Entre l'intro épique 'Untitled Me' et son beat pêchu, la ballade cosmique 'Untitled Three' en compagnie de la chanteuse folk Jessica Baillif et le très cool 'Refreshing Beverage' (feat Dosh) avec sa ligne de basse qui reste bien dans la tête, l'auditeur passe par plusieurs états, oscillant entre agitation et méditation. Cet éclectisme réjouissant trouve une belle traduction dans '11th Avenue Freakout pt. 2', le single de "Burner" qui voit l'étonnante collaboration du membre d'Anticon avec le célèbre et controversé Mike Patton (passé du rock mainstream dans les années 90 avec Faith No More à l'underground avec Fantômas aujourd'hui).
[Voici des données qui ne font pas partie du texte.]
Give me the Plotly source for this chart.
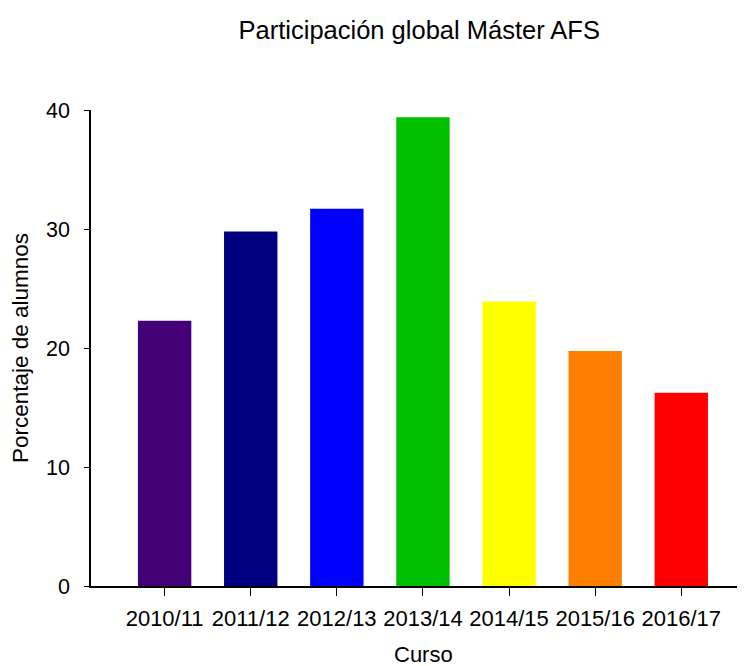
import plotly.graph_objects as go

cursos = ["2010/11", "2011/12", "2012/13", "2013/14", "2014/15", "2015/16", "2016/17"]
porcentaje = [22.3, 29.8, 31.7, 39.4, 23.9, 19.75, 16.25]
colores = ["#440077", "#000080", "#0000FF", "#00C000", "#FFFF00", "#FF8000", "#FF0000"]

font_family = "Liberation Sans, Arial, sans-serif"

fig = go.Figure(
    go.Bar(
        x=cursos,
        y=porcentaje,
        marker=dict(color=colores, line=dict(width=0)),
        width=0.62,
    )
)

fig.update_layout(
    width=737,
    height=658,
    margin=dict(l=83, r=0, t=102, b=80),
    paper_bgcolor="white",
    plot_bgcolor="white",
    showlegend=False,
    font=dict(family=font_family, color="black", size=22),
    title=dict(
        text="Participación global Máster AFS",
        x=0.558,
        xanchor="center",
        y=0.967,
        yanchor="middle",
        font=dict(size=25.5, family=font_family, color="black"),
    ),
    annotations=[
        dict(
            text="Curso",
            xref="paper",
            yref="paper",
            x=0.508,
            y=-0.143,
            xanchor="center",
            yanchor="middle",
            showarrow=False,
            borderpad=0,
            font=dict(size=22, family=font_family, color="black"),
        )
    ],
)

fig.update_xaxes(
    type="category",
    range=[-0.855, 6.74],
    automargin=False,
    showline=True,
    linecolor="black",
    linewidth=1.5,
    ticks="outside",
    ticklen=8,
    tickcolor="black",
    tickwidth=1,
    ticklabelstandoff=4,
    showgrid=False,
    zeroline=False,
    tickfont=dict(size=22),
)

fig.update_yaxes(
    range=[0, 40],
    tickvals=[0, 10, 20, 30, 40],
    automargin=False,
    showline=True,
    linecolor="black",
    linewidth=1.5,
    ticks="outside",
    ticklen=5,
    tickcolor="black",
    ticklabelstandoff=10,
    showgrid=False,
    zeroline=False,
    tickfont=dict(size=21.5),
    title=dict(text="Porcentaje de alumnos", font=dict(size=22.5), standoff=15),
)

fig.write_html("out.html")
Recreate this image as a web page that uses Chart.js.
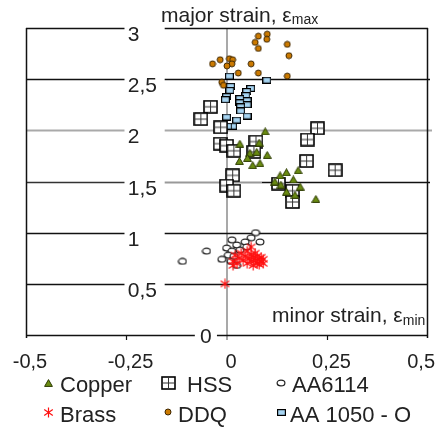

Ce très bon titre dynamique aux accents pop est un refrain de 4mn qui ne passera pourtant jamais sur MTV… Comme on peut l'imaginer, Odd s'en fout… Cet état d'esprit libertaire se retrouve sur quelques morceaux aux prétentions plus modestes, mais toujours pertinents, comme sur un '11th Avenue Freakout Part. 1' qui sonne un peu comme l'écoute prolongée d'un mélange de dub et de hip hop ralenti, la tête plongée dans un bocal.
Reste que l'ultime morceau de Burner, 'Flying Saucer Attack' (en hommage au groupe éponyme) s'impose comme le chef d'œuvre du projet. Cette longue plage ambient de presque 9 minutes (sans beat) fout la chaire de poule et dépasse largement (osons le dire) sur le plan de la recherche musicale les meilleurs moments des deux Clouddead. Ce titre à l'image de l'album est une invitation au voyage (intersidéral). Une expérience rare, d'une grande richesse. "Burner" est le disque idéal pour s'évader, même si son accès est difficile (c'est un disque qui s'écoute seul, casque sur les oreilles). Même s'il peut être déroutant ou rebutant pour un public peu familiarisé avec la musique expérimentale, "Burner" possède l'intérêt d'être un formidable outil de vulgarisation : cet album inclassable et novateur ne restera peut être pas dans les annales de l'histoire de la musique électronique, mais il jette des ponts entre de nombreux genres musicaux et consacre Nosdam comme le beatmaker le plus déviant et dévié de la galaxie hip hop. Odd est parti sur une autre planète (située à l'exact opposé de celle où séjourne son ami Jel). Il ne reviendra pas, mais il continue pourtant à vous tendre la main… A vous de suivre.